Эбби знала, что красота девушки — это товар, а если к нему прилагается достойное воспитание, хорошая репутация и скромность, его цена возрастает вдвое.
— Впрочем, он все равно на тебе не женится, — добавил Кермит, и Миранда почувствовала себя уязвленной.
— Почему?
— Потому что ты бедна для него, как и я — для тебя.
— Известно ли тебе, — довольно резко произнесла она, — что мне вообще не хочется выходить замуж!
Миранде казалось, что она говорит правду. В самых мыслях о браке было что-то монотонное, тошнотворно-скучное. Она мечтала изучить стенографию или машинопись (но только не медицину!), заняться интересным делом и стать такой же самостоятельной, как другие современные девушки. Она не хотела плыть по течению, не желала всецело зависеть от матери. Как и от мужа.
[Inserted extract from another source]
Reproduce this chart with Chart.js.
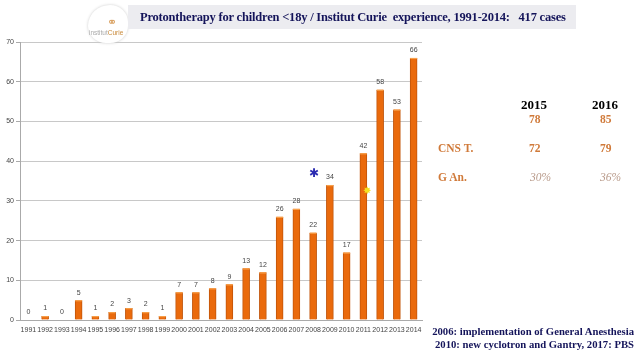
<!DOCTYPE html>
<html><head><meta charset="utf-8">
<script src="https://cdn.jsdelivr.net/npm/chart.js@4"></script>
<style>
html,body{margin:0;padding:0;background:#fff;}
#wrap{position:relative;width:640px;height:360px;overflow:hidden;}
canvas{position:absolute;left:0;top:0;}
.t{position:absolute;white-space:nowrap;font-family:"Liberation Serif","DejaVu Serif",serif;font-weight:bold;}
#titlebox{position:absolute;left:128px;top:5px;width:448px;height:24px;background:#ececf0;}
#logo{position:absolute;left:88px;top:5px;width:40px;height:38px;background:#fff;border-radius:55% 45% 45% 45%;box-shadow:0 0 3px #ccc;}
</style></head><body>
<div id="wrap">
<canvas id="c" width="640" height="360"></canvas>
<div id="logo"></div>
<div class="t" style="left:107px;top:15px;font-size:12px;color:#d9a060;font-weight:normal;font-family:'DejaVu Sans',sans-serif;">&#9901;</div>
<div class="t" style="left:89px;top:29px;font-size:6.5px;color:#c98a3a;font-family:Arial,sans-serif;font-weight:normal;"><span style="color:#aaa">institut</span>Curie</div>
<div id="titlebox"></div>
<div class="t" style="left:140px;top:10px;font-size:12.5px;color:#14145a;letter-spacing:-0.2px;">Protontherapy for children &lt;18y / Institut Curie&nbsp; experience, 1991-2014:&nbsp;&nbsp; 417 cases</div>
<div class="t" style="left:521px;top:97px;font-size:13px;color:#000;">2015</div>
<div class="t" style="left:592px;top:97px;font-size:13px;color:#000;">2016</div>
<div class="t" style="left:529px;top:113px;font-size:11.5px;color:#d07a3a;">78</div>
<div class="t" style="left:600px;top:113px;font-size:11.5px;color:#d07a3a;">85</div>
<div class="t" style="left:438px;top:142px;font-size:11.5px;color:#d07a3a;">CNS T.</div>
<div class="t" style="left:529px;top:142px;font-size:11.5px;color:#d07a3a;">72</div>
<div class="t" style="left:600px;top:142px;font-size:11.5px;color:#d07a3a;">79</div>
<div class="t" style="left:438px;top:171px;font-size:11.5px;color:#d07a3a;">G An.</div>
<div class="t" style="left:530px;top:171px;font-size:11.5px;color:#b89a8a;font-weight:normal;font-style:italic;">30%</div>
<div class="t" style="left:600px;top:171px;font-size:11.5px;color:#b89a8a;font-weight:normal;font-style:italic;">36%</div>
<div class="t" style="right:6px;top:325px;font-size:10.7px;color:#14145a;text-align:right;">2006: implementation of General Anesthesia</div>
<div class="t" style="right:6px;top:338px;font-size:10.7px;color:#14145a;text-align:right;">2010: new cyclotron and Gantry, 2017: PBS</div>
<div class="t" style="left:309px;top:166px;font-size:12px;color:#2a2ab0;font-family:'DejaVu Sans',sans-serif;">&#10033;</div>
<div class="t" style="left:363px;top:185px;font-size:10px;color:#f5e020;font-family:'DejaVu Sans',sans-serif;">&#10040;</div>
</div>
<script>
const years = ["1991","1992","1993","1994","1995","1996","1997","1998","1999","2000","2001","2002","2003","2004","2005","2006","2007","2008","2009","2010","2011","2012","2013","2014"];
const cases = [0,1,0,5,1,2,3,2,1,7,7,8,9,13,12,26,28,22,34,17,42,58,53,66];
const yTicks = [0,10,20,30,40,50,60,70];

const labelPlugin = {
  id:'vals',
  afterDatasetsDraw(chart){
    const ctx = chart.ctx;
    const meta = chart.getDatasetMeta(0);
    ctx.save();
    ctx.font = '7px "Liberation Sans", Arial, sans-serif';
    ctx.textAlign = 'center';
    ctx.textBaseline = 'bottom';
    meta.data.forEach((bar,i)=>{
      if (cases[i] > 0) {
        ctx.fillStyle = '#f7a04a';
        ctx.fillRect(bar.x - 3.5, bar.y, 7, 1.2);
      }
      ctx.fillStyle = '#444';
      ctx.fillText(String(cases[i]), bar.x, bar.y - 4);
    });
    ctx.restore();
  }
};

new Chart(document.getElementById('c'), {
  type:'bar',
  data:{labels:years, datasets:[{data:cases, backgroundColor:'#ea6a0c', borderColor:'#c2550a', borderWidth:{left:1,right:1,top:0,bottom:0}, barThickness:7}]},
  options:{
    responsive:false, animation:false,
    layout:{padding:{left:0,top:42,right:218,bottom:20}},
    plugins:{legend:{display:false}, tooltip:{enabled:false}},
    scales:{
      x:{
        grid:{display:false, tickLength:4},
        border:{color:'#aaa'},
        ticks:{font:{size:7,family:'"Liberation Sans", Arial, sans-serif'}, color:'#444', maxRotation:0, autoSkip:false, padding:2},
        afterFit(s){ s.height = 20; }
      },
      y:{
        min:0,max:70,
        afterBuildTicks(s){ s.ticks = yTicks.map(v=>({value:v})); },
        grid:{color:'#c8c8c8', tickLength:4, tickColor:'#aaa'},
        border:{color:'#aaa'},
        ticks:{font:{size:7,family:'"Liberation Sans", Arial, sans-serif'}, color:'#444', padding:2},
        afterFit(s){ s.width = 20; }
      }
    }
  },
  plugins:[labelPlugin]
});
</script>
</body></html>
А еще Миранда с удовольствием остригла бы волосы и сделала модную прическу, какую уже носили некоторые молодые жительницы Галифакса, умевшие улавливать веяния времени. Однако мать, считавшая длинные волосы дочери признаком женственности, никогда бы не позволила, чтобы их коснулись ножницы. И неважно, что самой Миранде они казались символом старообразия.
Само собой она мечтала и о том мистическом единении душ, что зовется любовью, но пока не предполагала, где и когда встретит человека, способного растопить лед ее сердца.